Atiku, Keyamo slam NDC’s southern ticket

Former Vice President, Atiku Abubakar

The camp of former Vice President Atiku Abubakar, yesterday, fired a warning at opposition political actors, telling them that insisting on zoning the 2027 presidential ticket to the South would amount to entering the contest “already defeated.”

In the same way, Minister of Aviation and Aerospace Development, Festus Keyamo, criticised NDC’s decision to zone its 2027 presidential ticket to Southern Nigeria for a single term.

In a statement issued by his media aide, Olusola Sanni, the former VP described the push for a southern opposition candidate as “self-defeating and intellectually dishonest”, arguing that Nigerian political history offered no precedent for an opposition challenger from the same geopolitical bloc as a sitting President ever unseating that President.

The camp acknowledged that the ruling All Progressives Congress (APC) could reasonably retain its southern presidential configuration around incumbent President Bola Tinubu, but argued that the opposition had no business applying the same logic without a cold-eyed assessment of electoral realities.

On the equity argument advanced by proponents of southern zoning, the Atiku camp was dismissive.

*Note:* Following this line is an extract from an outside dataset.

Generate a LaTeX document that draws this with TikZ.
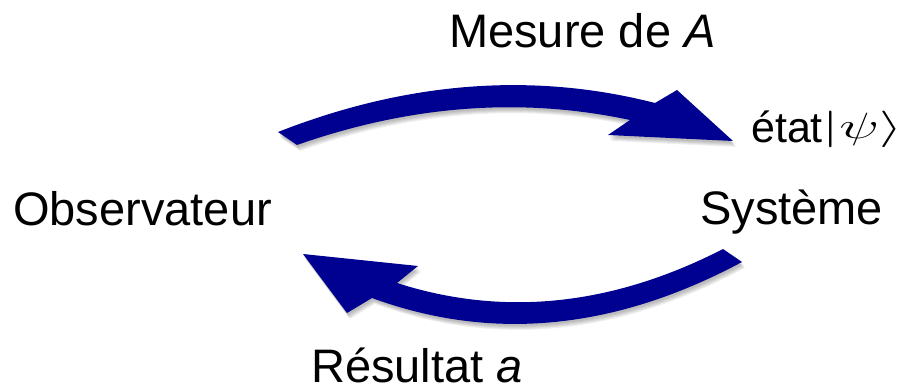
\RequirePackage{fix-cm}
\documentclass[tikz,border=0pt]{standalone}
\usepackage{graphicx}
\usepackage{fontspec}
\setmainfont{Liberation Sans}
\definecolor{arrowblue}{RGB}{0,0,145}
\begin{document}
\begin{tikzpicture}[x=1pt,y=-1pt,
  lbl/.style={inner sep=0pt,anchor=base west,font=\fontsize{47}{56}\selectfont},
  arr/.style={fill=arrowblue},
  shd/.style={fill=black,opacity=0.06}]
\useasboundingbox (0,0) rectangle (913,388);
\def\toparrow{(278,132) .. controls (408,81) and (534,72) .. (655,103) -- (677,90) -- (733,141) -- (608,135) -- (630,120) .. controls (522,97) and (411,105) .. (297,145) -- cycle}
\def\botarrow{(723,249) .. controls (612,306) and (503,317) .. (397,283) -- (418,266) -- (303,254) -- (347,313) -- (372,298) .. controls (492,342) and (615,330) .. (742,262) -- cycle}
% soft shadows
\foreach \d in {2,3,4,5,6}{
  \fill[shd,shift={(0.5*\d,\d)}] \toparrow;
  \fill[shd,shift={(0.5*\d,\d)}] \botarrow;
}
\fill[arr] \toparrow;
\fill[arr] \botarrow;
\node[lbl] (mesure) at (449,47) {Mesure de \textit{A}};
\node[lbl] (obs) at (13,225) {Observateur};
\node[lbl] (sys) at (700,224) {Système};
\node[lbl] (res) at (311,382) {Résultat \textit{a}};
\node[lbl,font=\fontsize{43}{50}\selectfont] (etat) at (751,142) {état\raisebox{3.5pt}{\scalebox{1.38}[0.85]{$|\psi\rangle$}}};
\end{tikzpicture}
\end{document}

ALSO, Keyamo described the move as deceptive and politically desperate.

In a post on his X handle yesterday, the minister said the arrangement was an attempt to mislead Nigerians and compared it to Jonathan’s 2011 pledge to serve only one full term.

He questioned the credibility and enforceability of the party’s decision, particularly if the Labour Party’s 2023 presidential candidate, Peter Obi, eventually emerges as the candidate and wins the election.

According to him, there would be no guarantee that such a candidate would remain bound by the party’s zoning arrangement after assuming office.

“So, what happens if Obi changes his party, assuming he wins, or as leader of the NDC, he gets the NEC of the party to reverse the decision, if in the unlikely event he wins?” Keyamo asked.

He further argued that the decision underestimated Nigerians’ intelligence and reflected the opposition’s growing uncertainty ahead of the 2027 presidential election.

“This is an insult on the sensibilities of Nigerians; it smacks of outright desperation and actually accentuates the dilemma of the opposition as a whole in the 2027 presidential elections.”

Keyamo dismissed the move, insisting that it lacked seriousness and amounted to political fraud.